<<<<
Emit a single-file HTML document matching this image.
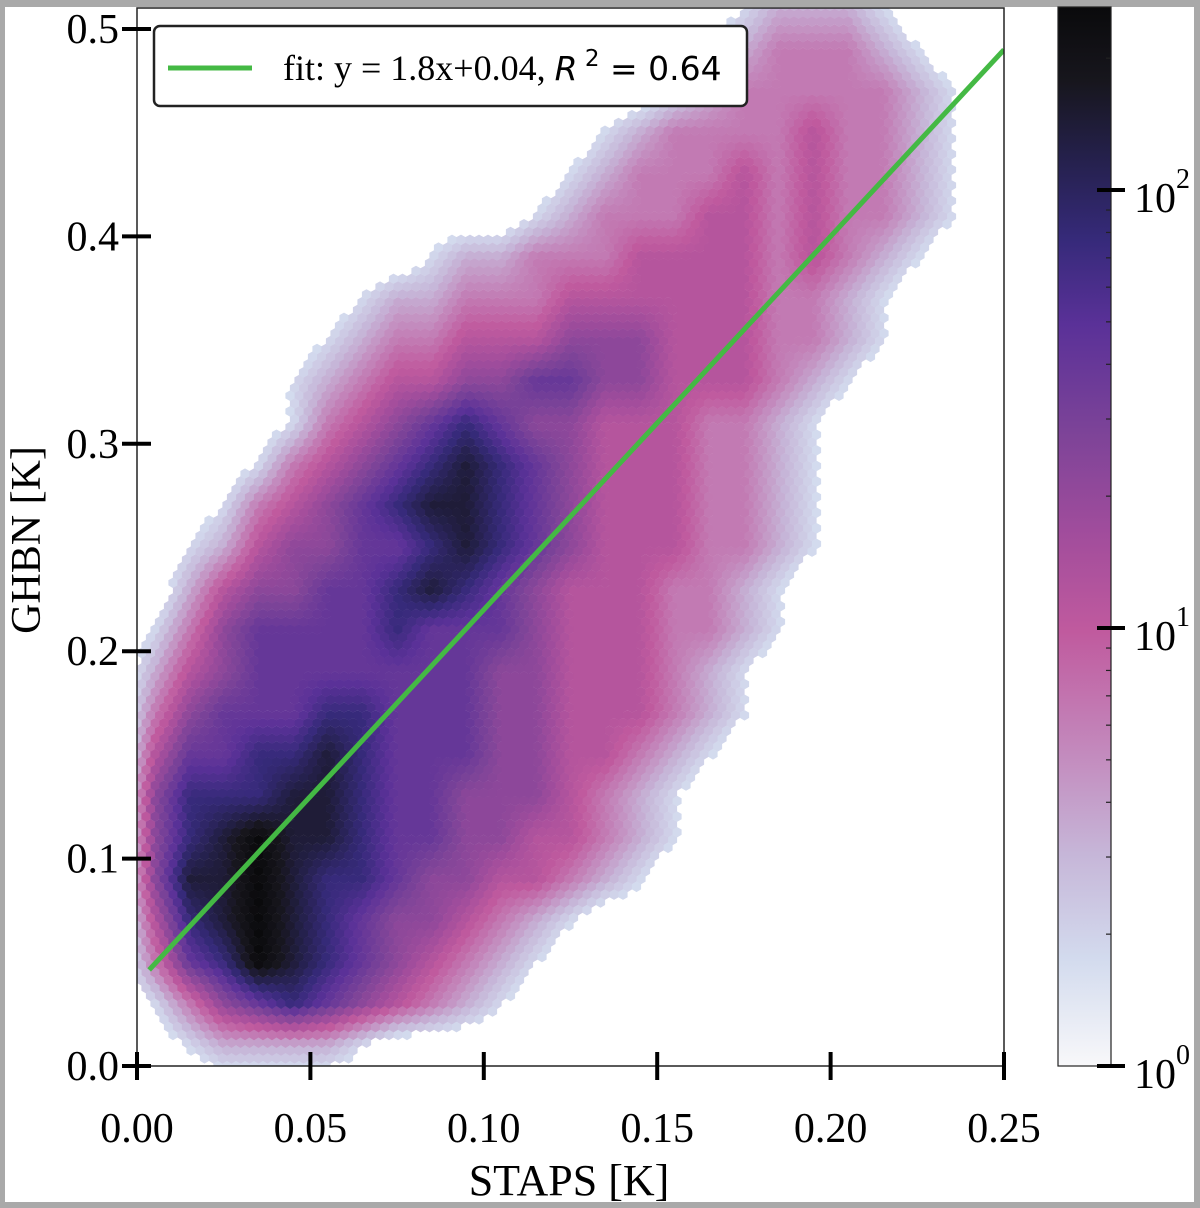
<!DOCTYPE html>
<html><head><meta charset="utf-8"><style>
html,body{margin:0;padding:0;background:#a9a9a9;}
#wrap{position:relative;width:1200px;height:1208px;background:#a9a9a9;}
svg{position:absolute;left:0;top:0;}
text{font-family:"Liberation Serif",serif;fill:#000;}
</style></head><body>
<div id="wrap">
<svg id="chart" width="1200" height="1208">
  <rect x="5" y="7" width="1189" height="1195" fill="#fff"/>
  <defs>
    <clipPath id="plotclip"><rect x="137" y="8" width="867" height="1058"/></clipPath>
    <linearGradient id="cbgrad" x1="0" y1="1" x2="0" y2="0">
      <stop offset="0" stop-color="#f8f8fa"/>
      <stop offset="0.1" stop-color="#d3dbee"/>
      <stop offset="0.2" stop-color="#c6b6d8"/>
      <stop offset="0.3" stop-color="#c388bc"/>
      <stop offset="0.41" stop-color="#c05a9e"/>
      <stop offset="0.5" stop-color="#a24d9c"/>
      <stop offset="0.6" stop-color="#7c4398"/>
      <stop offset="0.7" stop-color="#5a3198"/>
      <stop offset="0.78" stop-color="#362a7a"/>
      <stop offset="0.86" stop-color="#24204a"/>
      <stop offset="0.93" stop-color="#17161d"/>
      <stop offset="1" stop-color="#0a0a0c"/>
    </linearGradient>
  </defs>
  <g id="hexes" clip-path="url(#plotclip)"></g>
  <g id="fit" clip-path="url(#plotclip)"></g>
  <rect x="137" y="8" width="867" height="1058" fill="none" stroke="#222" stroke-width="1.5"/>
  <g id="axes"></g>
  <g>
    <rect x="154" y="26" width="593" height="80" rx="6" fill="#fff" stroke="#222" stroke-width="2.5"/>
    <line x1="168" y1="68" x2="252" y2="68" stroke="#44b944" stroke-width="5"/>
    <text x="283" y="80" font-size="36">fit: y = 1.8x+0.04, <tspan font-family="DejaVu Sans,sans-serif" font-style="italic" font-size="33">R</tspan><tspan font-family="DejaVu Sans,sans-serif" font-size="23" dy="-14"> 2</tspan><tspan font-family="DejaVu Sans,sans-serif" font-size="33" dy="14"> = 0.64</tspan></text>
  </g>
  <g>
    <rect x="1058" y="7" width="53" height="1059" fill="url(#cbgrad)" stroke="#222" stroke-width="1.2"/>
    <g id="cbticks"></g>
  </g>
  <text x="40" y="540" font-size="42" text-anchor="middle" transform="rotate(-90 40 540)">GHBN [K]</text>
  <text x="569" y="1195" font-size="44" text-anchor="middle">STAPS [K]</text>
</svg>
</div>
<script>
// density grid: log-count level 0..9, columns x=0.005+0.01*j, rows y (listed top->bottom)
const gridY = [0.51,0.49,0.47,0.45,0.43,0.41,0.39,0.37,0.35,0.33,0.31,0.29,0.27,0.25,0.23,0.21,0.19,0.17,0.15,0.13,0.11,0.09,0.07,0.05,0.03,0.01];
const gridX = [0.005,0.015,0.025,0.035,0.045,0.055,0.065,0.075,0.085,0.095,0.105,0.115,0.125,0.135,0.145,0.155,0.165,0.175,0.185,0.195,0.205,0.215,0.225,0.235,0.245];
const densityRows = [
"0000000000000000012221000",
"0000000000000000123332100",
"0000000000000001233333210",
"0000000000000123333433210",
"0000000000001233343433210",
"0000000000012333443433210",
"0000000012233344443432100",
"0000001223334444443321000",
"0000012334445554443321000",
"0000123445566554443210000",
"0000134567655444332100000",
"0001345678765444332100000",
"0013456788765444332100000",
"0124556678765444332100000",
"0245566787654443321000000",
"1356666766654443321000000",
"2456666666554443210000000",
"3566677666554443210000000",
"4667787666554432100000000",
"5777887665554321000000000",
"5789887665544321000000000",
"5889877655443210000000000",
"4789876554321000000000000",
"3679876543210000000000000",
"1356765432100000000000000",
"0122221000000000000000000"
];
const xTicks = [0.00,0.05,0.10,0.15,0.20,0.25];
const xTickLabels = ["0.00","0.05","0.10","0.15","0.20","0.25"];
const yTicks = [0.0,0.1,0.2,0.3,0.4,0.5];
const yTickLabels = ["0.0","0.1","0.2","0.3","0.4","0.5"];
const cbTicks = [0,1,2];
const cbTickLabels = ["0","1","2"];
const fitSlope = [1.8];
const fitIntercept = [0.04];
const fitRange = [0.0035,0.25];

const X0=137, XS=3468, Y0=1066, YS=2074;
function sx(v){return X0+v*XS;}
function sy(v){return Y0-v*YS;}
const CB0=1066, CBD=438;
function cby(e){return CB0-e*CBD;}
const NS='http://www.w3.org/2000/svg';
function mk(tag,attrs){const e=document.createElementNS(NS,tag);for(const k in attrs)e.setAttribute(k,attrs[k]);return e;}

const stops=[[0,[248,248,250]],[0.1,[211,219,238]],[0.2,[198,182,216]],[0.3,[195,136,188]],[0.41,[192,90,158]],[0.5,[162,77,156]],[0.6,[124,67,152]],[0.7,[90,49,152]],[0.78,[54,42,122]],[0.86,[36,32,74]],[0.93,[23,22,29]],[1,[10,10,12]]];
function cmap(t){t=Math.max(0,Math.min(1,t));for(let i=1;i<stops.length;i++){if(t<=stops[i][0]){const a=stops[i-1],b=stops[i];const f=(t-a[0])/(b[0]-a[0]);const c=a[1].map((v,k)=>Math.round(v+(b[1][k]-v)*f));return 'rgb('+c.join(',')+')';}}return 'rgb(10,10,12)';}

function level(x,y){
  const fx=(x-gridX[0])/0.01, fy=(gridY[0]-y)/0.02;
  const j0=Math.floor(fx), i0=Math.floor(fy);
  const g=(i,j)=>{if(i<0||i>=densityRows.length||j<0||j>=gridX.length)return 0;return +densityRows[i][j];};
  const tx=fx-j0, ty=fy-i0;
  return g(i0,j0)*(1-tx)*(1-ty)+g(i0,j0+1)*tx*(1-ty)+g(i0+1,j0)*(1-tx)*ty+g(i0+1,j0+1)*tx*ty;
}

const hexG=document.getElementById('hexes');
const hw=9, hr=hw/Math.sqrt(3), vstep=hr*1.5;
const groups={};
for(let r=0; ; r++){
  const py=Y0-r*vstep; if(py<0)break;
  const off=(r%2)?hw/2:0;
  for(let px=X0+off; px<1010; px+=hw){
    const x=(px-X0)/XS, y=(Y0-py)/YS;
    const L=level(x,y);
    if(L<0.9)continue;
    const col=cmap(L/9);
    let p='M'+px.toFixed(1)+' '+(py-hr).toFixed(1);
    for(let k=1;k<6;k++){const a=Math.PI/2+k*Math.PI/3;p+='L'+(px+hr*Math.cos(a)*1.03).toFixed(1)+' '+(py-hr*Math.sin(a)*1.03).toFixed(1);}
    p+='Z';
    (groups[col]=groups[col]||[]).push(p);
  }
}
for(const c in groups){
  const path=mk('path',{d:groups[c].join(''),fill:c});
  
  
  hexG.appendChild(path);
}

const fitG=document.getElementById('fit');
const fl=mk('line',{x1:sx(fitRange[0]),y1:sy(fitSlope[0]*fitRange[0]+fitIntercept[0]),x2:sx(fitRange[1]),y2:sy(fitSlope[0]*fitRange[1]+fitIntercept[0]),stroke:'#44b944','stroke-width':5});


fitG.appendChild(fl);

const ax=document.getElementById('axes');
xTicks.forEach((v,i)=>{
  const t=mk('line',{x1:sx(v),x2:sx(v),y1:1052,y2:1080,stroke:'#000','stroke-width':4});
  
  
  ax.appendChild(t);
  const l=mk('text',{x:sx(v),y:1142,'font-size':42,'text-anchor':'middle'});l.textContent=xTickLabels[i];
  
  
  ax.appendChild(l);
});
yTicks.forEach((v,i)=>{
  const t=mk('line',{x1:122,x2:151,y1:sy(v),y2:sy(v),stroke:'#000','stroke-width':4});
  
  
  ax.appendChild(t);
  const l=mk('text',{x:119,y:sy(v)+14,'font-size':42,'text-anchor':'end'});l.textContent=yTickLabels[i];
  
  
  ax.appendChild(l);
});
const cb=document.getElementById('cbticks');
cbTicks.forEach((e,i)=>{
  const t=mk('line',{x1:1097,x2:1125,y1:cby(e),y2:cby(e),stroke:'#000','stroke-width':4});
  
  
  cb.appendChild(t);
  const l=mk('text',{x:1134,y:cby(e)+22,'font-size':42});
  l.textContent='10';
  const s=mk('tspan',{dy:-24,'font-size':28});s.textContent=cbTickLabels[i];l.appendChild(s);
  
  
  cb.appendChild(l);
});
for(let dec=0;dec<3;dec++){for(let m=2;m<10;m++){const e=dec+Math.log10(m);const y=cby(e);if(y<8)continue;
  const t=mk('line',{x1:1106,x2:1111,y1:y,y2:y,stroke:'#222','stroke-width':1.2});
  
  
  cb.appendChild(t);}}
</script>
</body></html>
>>>>
Exercise prompt
Filter the data, keeping only the lines that contain "document".

Task output
Emit a single-file HTML document matching this image.
function mk(tag,attrs){const e=document.createElementNS(NS,tag);for(const k in attrs)e.setAttribute(k,attrs[k]);return e;}
const hexG=document.getElementById('hexes');
const fitG=document.getElementById('fit');
const ax=document.getElementById('axes');
const cb=document.getElementById('cbticks');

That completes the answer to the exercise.